9/10

March to May: Elizabeth Wesche, harp; Darren Guyaz guitar/piano. Northbound Records, 2017.


It all started on the beach—a bonfire, crashing waves, and the sublime vastness of a particularly remote stretch of the Pacific Northwest—when two Seattle musicians realized they had chemistry between them, a kind of magic frisson to make beautiful music together.

At least that’s how Celtic harpist Elizabeth (Beth) Wesche and guitarist/pianist Darren Guyaz of March to May tell it. The rest, as they say, is history. The singer-songwriter team has won accolades for their folk-tinged, hard-to-classify ballads anchored in the rhythmic luminosity of acoustic plucked instruments on a bed of nearly ambient amplified instruments—the excellent Eric Padget, trumpet; Benjamin Shield, violin; Tracy Hagen, cello; and Birch Pereira and Matthew Weiner, bass and the soft, forward marching drumming of percussionist, David Bush. The album has an almost through-composed quality, as though each song was written in succession.

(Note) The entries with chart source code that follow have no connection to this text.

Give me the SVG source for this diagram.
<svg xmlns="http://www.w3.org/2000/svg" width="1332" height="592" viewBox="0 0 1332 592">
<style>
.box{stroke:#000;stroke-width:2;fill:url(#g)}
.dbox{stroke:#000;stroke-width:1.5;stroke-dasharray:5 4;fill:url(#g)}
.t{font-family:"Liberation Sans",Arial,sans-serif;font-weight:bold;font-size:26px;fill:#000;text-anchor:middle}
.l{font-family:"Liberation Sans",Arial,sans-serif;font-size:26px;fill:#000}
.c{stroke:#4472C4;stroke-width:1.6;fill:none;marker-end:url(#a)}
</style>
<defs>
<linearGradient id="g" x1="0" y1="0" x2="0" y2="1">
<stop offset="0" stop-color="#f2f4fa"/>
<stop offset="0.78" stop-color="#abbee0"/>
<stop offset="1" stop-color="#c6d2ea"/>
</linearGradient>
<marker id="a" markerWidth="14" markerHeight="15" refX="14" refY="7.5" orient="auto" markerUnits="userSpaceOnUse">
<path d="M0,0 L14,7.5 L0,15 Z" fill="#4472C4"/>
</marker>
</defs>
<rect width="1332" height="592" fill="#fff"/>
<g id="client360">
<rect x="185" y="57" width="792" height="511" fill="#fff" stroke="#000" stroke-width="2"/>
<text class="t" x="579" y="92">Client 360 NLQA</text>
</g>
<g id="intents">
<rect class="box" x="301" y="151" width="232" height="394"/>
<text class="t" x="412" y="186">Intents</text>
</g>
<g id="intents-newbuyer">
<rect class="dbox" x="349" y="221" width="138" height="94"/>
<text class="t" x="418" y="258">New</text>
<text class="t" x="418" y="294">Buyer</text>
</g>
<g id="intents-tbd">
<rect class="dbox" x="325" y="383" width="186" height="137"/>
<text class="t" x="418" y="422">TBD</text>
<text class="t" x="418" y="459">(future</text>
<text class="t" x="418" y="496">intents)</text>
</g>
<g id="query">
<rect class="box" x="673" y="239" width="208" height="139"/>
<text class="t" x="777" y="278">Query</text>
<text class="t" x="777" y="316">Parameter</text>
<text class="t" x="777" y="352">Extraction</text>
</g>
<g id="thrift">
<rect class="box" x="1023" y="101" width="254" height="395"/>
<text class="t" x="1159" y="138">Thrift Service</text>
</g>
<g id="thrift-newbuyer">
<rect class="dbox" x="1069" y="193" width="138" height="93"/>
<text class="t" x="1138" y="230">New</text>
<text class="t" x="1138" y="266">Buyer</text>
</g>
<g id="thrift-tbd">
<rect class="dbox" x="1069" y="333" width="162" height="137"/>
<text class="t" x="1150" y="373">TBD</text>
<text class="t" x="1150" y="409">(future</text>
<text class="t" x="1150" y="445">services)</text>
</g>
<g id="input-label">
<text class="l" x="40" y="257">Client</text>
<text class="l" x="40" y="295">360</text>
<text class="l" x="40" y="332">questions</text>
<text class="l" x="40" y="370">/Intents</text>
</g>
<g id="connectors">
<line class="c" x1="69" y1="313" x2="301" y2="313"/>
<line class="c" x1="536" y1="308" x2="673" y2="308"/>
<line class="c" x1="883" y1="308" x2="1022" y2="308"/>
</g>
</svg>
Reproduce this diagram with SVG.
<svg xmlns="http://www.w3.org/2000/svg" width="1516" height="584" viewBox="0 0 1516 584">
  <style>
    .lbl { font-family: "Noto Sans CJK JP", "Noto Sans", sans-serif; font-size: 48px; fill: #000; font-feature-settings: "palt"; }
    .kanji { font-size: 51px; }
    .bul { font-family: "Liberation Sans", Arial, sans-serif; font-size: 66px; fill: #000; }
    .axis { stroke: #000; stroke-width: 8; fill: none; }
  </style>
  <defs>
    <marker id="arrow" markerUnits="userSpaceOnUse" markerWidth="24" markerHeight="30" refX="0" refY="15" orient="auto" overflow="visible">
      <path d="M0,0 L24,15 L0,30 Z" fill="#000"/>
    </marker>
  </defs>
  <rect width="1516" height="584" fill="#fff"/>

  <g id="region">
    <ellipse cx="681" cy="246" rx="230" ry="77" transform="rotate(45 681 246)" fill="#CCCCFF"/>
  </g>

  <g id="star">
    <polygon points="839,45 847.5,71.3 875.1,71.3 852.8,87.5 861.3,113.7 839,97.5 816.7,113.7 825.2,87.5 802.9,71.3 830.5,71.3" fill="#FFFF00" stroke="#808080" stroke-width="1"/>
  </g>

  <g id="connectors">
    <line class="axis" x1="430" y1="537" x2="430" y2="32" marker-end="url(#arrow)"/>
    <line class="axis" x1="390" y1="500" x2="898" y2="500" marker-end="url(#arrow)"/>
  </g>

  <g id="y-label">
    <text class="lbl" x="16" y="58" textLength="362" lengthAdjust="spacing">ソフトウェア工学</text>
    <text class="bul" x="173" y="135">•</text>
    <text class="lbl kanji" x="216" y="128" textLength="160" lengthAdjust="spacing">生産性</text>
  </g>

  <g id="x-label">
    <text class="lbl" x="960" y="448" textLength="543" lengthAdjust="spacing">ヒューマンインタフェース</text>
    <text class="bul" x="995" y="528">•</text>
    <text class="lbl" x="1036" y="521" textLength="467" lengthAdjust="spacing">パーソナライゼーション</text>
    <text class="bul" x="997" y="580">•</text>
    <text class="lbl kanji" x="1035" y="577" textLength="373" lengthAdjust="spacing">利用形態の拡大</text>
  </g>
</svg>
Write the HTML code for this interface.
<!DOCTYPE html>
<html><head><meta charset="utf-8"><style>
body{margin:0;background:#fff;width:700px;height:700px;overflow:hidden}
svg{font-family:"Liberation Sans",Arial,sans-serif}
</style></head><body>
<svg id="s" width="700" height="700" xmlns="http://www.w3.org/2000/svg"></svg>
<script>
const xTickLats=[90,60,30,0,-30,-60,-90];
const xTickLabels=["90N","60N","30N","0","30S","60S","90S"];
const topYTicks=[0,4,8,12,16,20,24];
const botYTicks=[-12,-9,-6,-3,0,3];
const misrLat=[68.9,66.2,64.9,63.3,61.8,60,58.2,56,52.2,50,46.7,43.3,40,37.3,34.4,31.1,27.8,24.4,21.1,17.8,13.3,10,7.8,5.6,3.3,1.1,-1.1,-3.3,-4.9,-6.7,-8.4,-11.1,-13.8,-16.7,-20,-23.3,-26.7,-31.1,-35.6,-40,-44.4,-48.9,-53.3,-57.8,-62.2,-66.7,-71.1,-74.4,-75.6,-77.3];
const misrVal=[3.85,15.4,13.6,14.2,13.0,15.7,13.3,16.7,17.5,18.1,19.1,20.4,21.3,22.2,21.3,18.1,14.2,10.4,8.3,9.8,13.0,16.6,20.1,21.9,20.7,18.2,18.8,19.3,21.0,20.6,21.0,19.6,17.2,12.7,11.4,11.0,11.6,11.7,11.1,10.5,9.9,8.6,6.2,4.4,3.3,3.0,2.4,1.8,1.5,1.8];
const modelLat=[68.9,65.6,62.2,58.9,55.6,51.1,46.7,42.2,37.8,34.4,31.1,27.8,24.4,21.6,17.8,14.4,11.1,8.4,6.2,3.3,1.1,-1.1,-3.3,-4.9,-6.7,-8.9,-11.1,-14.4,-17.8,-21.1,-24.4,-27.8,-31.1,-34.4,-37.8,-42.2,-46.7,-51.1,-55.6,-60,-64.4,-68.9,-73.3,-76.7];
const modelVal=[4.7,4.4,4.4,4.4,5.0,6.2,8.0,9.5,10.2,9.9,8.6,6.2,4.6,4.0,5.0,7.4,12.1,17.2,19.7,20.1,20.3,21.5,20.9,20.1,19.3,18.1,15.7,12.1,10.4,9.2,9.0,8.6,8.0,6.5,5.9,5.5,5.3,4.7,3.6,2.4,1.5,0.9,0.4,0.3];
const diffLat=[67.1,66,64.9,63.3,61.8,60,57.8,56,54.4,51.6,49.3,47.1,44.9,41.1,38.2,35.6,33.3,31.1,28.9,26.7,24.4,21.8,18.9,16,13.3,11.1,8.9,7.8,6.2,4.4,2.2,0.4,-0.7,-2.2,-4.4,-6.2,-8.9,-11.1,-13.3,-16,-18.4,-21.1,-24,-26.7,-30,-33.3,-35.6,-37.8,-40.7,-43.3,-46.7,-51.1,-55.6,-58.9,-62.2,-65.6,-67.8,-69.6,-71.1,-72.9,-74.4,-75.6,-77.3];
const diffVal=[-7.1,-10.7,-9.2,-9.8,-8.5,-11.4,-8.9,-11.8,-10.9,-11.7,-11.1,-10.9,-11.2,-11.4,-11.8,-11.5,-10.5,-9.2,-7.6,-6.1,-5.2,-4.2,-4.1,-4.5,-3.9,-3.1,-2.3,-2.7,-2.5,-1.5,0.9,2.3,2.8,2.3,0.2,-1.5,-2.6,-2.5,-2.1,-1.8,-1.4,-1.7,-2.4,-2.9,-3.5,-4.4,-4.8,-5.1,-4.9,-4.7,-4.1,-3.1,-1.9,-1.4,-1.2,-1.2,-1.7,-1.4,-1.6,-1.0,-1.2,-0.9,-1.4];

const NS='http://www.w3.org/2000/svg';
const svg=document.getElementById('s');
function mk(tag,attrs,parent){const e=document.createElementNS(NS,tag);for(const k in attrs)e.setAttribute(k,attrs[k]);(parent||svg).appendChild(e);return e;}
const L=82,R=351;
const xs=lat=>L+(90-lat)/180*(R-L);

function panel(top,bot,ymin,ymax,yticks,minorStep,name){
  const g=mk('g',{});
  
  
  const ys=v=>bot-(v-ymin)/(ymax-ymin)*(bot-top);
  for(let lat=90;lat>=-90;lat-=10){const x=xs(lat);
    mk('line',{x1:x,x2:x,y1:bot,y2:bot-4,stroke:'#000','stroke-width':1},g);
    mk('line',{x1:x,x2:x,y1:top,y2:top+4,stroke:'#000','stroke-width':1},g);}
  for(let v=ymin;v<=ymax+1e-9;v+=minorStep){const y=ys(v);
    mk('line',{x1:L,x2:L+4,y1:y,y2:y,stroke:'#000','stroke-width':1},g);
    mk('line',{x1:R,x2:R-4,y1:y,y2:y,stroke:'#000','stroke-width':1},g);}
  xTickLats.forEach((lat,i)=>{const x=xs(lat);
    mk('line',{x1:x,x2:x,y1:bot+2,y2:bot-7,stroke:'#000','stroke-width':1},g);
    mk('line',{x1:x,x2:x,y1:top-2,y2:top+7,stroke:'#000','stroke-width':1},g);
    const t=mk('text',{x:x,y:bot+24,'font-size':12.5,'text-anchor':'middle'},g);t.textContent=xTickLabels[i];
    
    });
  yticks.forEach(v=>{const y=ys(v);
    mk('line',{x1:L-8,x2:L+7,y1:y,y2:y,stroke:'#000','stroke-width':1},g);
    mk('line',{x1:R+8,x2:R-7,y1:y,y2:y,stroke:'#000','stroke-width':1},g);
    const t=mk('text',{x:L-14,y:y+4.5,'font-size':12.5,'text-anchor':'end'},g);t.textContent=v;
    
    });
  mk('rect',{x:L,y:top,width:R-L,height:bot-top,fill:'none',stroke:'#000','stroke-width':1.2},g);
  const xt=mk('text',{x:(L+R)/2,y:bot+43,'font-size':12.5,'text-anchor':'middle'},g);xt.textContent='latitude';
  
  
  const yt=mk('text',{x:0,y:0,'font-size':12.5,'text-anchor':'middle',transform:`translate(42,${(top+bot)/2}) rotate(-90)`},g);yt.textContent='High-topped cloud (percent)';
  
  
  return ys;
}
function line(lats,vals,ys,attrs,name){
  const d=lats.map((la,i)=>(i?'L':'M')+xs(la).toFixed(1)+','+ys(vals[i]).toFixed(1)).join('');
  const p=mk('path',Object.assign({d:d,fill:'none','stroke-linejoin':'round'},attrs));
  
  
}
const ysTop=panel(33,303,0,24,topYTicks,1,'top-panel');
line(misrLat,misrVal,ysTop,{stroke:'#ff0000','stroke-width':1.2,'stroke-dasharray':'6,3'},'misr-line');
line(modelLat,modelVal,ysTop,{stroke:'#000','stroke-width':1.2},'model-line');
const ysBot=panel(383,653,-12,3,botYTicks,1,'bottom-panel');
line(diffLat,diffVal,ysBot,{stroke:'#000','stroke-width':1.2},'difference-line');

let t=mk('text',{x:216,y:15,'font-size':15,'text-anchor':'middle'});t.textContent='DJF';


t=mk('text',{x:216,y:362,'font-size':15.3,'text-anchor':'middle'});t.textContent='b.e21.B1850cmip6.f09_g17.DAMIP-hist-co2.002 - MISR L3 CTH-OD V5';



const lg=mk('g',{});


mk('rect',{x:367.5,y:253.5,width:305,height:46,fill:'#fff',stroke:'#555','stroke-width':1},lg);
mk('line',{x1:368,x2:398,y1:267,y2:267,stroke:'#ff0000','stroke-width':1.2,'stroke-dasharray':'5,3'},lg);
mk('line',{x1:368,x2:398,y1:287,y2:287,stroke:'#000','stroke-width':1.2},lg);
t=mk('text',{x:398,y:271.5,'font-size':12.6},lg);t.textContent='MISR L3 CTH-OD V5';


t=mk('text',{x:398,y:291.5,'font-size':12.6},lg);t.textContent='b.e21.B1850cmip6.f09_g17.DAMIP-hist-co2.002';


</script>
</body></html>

The first tune, “Madeleine,” introduces us right away to the dusky sound world of harp and guitar in duet, trading melody, rhythm, and timbre and weaving a labyrinthine mosaic of color. Darren’s voice is a honeyed caramel with just the touch of sizzle, and when he’s joined by Beth, the two are in perfect rapport.

Darren’s choice to use the simplicity of piano to accompany Beth’s plaintive, velvety soprano floating above in “If I Told You Could Stay” is a touch of genius, the classical sound grounding the song in its roots all the way back to Schubert. “She” leaves me breathless, the two trading verses seemingly far apart aurally and spiritually, though when the two soprano voices sing in harmony on the chorus, it’s pure bliss. Is it a double dose of Beth or Darren in falsetto? Not knowing is what makes it so delicious.

Beth opens their cover of “9 Crimes” with a steady ostinato, like the wheels spinning in an unsettled mind. “Give my gun away when it’s loaded. If you don’t shoot it, how am I supposed to hold it. Is that alright with you?” Chilling words that seem to spin themselves back to the very beginning, “It’s the wrong time and wrong place to be thinking of you.”

The title track “Through the Night” is Seattle in the fall. Misty, chill, dark by 4 p.m. A coffeehouse beckons just for the company with a side of something warm to drink. But there’s joy within the anguish of March to May’s choruses; like Liebeslied, you can taste the bittersweet.

A shadowy luminescence pervades the purely instrumental “Remembrance.” Maybe they’re asking us to remember that so much in life can’t be put into words. Music, therefore, says it for us.